The turn: from debate to summoning the anti-self

The poem’s most important shift comes at the end, when Ille stops arguing and starts invoking. The outdoor scene—the wet sands by the stream, the half-dark, the characters traced on sand—becomes a ritual space. Ille calls for a double who will look most like me yet be most unlike, an anti-self who can disclose what is sought. The whispering—so quiet the birds before dawn might carry it to blasphemous men—turns the poem from aesthetic theory into spiritual risk. What began as a question about style ends as a need for a confrontational mirror: not reassurance, but revelation.

A sharper pressure the poem applies

If the speaker’s deepest wish is to find myself, why does the poem insist that the answer must come from a figure who is indeed my double and yet my opposite? The logic is unsettling: perhaps what we call the self is exactly what we cannot see directly, and only the invented stranger—summoned on moonlit sand while the lamp burns unattended—can say it aloud.
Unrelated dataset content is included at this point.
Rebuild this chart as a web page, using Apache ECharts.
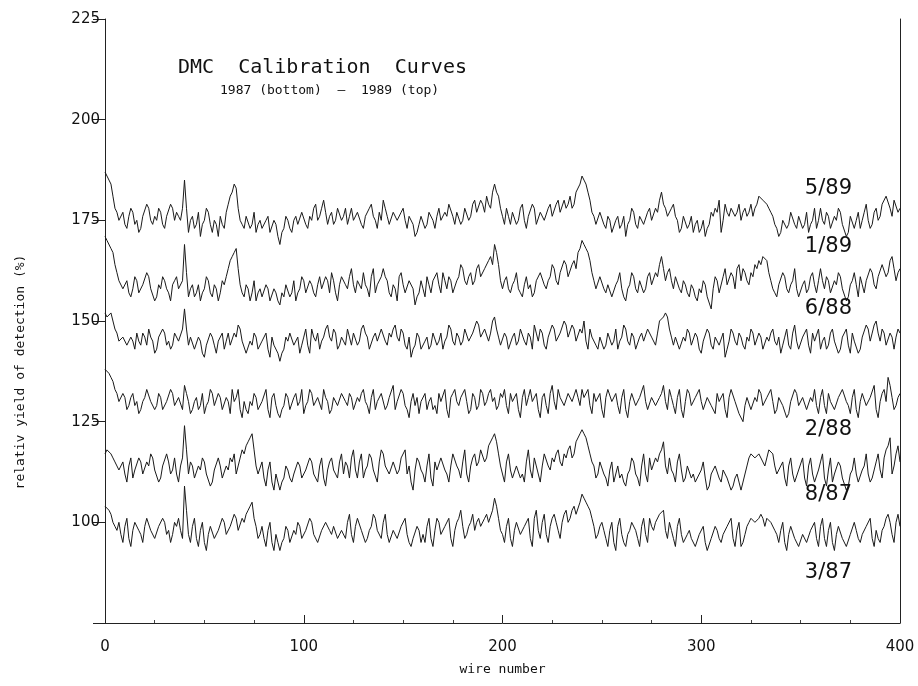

What the moonlit sand finally means

By ending with the anti-self’s impending arrival, Yeats leaves us in suspense, but not in vagueness. The poem has steadily narrowed its claim: the artist’s “self” is not a private essence located by introspection or by copying masters at a desk. It is something made under pressure—by hunger, exile, desire, and contradiction—and approached through an image that feels both like a mask and like a judge. The moonlit beach is where that judge can appear: a place where writing is temporary (sand), truth is dangerous (whispered), and yet the need to know is, as the poem says, unconquerable.